— Your instructions —
With the pictures left out, copy the listing below exactly.

— Given data —

--------------------

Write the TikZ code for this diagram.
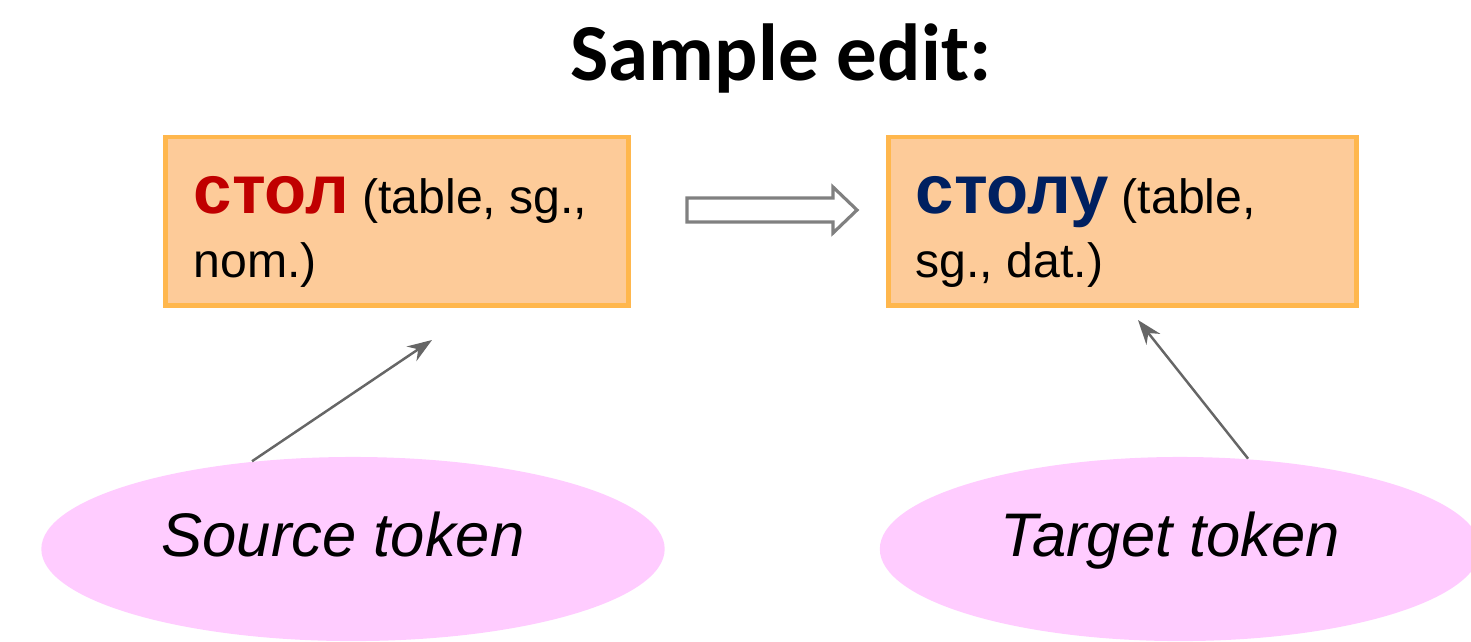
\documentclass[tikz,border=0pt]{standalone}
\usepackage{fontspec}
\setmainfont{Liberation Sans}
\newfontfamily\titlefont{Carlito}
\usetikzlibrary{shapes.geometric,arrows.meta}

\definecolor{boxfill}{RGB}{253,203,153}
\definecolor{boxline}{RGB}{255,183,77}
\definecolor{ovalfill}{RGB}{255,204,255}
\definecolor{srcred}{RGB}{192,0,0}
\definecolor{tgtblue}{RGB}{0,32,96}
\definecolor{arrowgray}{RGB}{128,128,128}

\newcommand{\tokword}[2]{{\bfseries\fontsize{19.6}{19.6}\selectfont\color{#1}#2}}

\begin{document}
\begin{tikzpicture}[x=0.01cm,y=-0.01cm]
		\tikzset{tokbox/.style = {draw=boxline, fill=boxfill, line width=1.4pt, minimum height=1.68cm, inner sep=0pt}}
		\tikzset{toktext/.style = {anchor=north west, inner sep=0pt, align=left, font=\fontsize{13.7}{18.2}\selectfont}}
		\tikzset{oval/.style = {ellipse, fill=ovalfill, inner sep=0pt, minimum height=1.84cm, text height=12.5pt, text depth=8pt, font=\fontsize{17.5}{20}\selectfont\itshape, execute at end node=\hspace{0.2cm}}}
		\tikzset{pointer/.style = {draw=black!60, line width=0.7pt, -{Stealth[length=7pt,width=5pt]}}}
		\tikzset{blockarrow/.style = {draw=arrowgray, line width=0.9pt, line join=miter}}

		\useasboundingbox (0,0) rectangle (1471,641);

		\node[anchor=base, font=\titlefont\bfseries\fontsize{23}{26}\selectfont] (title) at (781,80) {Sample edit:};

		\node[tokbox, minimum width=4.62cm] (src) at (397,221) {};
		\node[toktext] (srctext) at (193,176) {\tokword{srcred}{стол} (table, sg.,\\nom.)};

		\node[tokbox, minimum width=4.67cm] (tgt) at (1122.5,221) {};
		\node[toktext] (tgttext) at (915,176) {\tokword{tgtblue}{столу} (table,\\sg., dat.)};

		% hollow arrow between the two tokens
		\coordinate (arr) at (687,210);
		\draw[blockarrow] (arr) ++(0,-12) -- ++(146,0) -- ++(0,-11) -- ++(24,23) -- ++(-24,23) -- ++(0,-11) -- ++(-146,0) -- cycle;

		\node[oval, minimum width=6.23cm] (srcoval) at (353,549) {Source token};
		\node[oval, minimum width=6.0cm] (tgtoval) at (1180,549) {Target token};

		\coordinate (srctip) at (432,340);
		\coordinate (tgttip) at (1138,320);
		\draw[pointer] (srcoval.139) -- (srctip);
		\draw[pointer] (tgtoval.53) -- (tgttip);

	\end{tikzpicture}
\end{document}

--------------------

— Correct output —
Write the TikZ code for this diagram.
\documentclass[tikz,border=0pt]{standalone}
\usepackage{fontspec}
\setmainfont{Liberation Sans}
\newfontfamily\titlefont{Carlito}
\usetikzlibrary{shapes.geometric,arrows.meta}

\definecolor{boxfill}{RGB}{253,203,153}
\definecolor{boxline}{RGB}{255,183,77}
\definecolor{ovalfill}{RGB}{255,204,255}
\definecolor{srcred}{RGB}{192,0,0}
\definecolor{tgtblue}{RGB}{0,32,96}
\definecolor{arrowgray}{RGB}{128,128,128}

\newcommand{\tokword}[2]{{\bfseries\fontsize{19.6}{19.6}\selectfont\color{#1}#2}}

\begin{document}
\begin{tikzpicture}[x=0.01cm,y=-0.01cm]
		\tikzset{tokbox/.style = {draw=boxline, fill=boxfill, line width=1.4pt, minimum height=1.68cm, inner sep=0pt}}
		\tikzset{toktext/.style = {anchor=north west, inner sep=0pt, align=left, font=\fontsize{13.7}{18.2}\selectfont}}
		\tikzset{oval/.style = {ellipse, fill=ovalfill, inner sep=0pt, minimum height=1.84cm, text height=12.5pt, text depth=8pt, font=\fontsize{17.5}{20}\selectfont\itshape, execute at end node=\hspace{0.2cm}}}
		\tikzset{pointer/.style = {draw=black!60, line width=0.7pt, -{Stealth[length=7pt,width=5pt]}}}
		\tikzset{blockarrow/.style = {draw=arrowgray, line width=0.9pt, line join=miter}}

		\useasboundingbox (0,0) rectangle (1471,641);

		\node[anchor=base, font=\titlefont\bfseries\fontsize{23}{26}\selectfont] (title) at (781,80) {Sample edit:};

		\node[tokbox, minimum width=4.62cm] (src) at (397,221) {};
		\node[toktext] (srctext) at (193,176) {\tokword{srcred}{стол} (table, sg.,\\nom.)};

		\node[tokbox, minimum width=4.67cm] (tgt) at (1122.5,221) {};
		\node[toktext] (tgttext) at (915,176) {\tokword{tgtblue}{столу} (table,\\sg., dat.)};

		% hollow arrow between the two tokens
		\coordinate (arr) at (687,210);
		\draw[blockarrow] (arr) ++(0,-12) -- ++(146,0) -- ++(0,-11) -- ++(24,23) -- ++(-24,23) -- ++(0,-11) -- ++(-146,0) -- cycle;

		\node[oval, minimum width=6.23cm] (srcoval) at (353,549) {Source token};
		\node[oval, minimum width=6.0cm] (tgtoval) at (1180,549) {Target token};

		\coordinate (srctip) at (432,340);
		\coordinate (tgttip) at (1138,320);
		\draw[pointer] (srcoval.139) -- (srctip);
		\draw[pointer] (tgtoval.53) -- (tgttip);

	\end{tikzpicture}
\end{document}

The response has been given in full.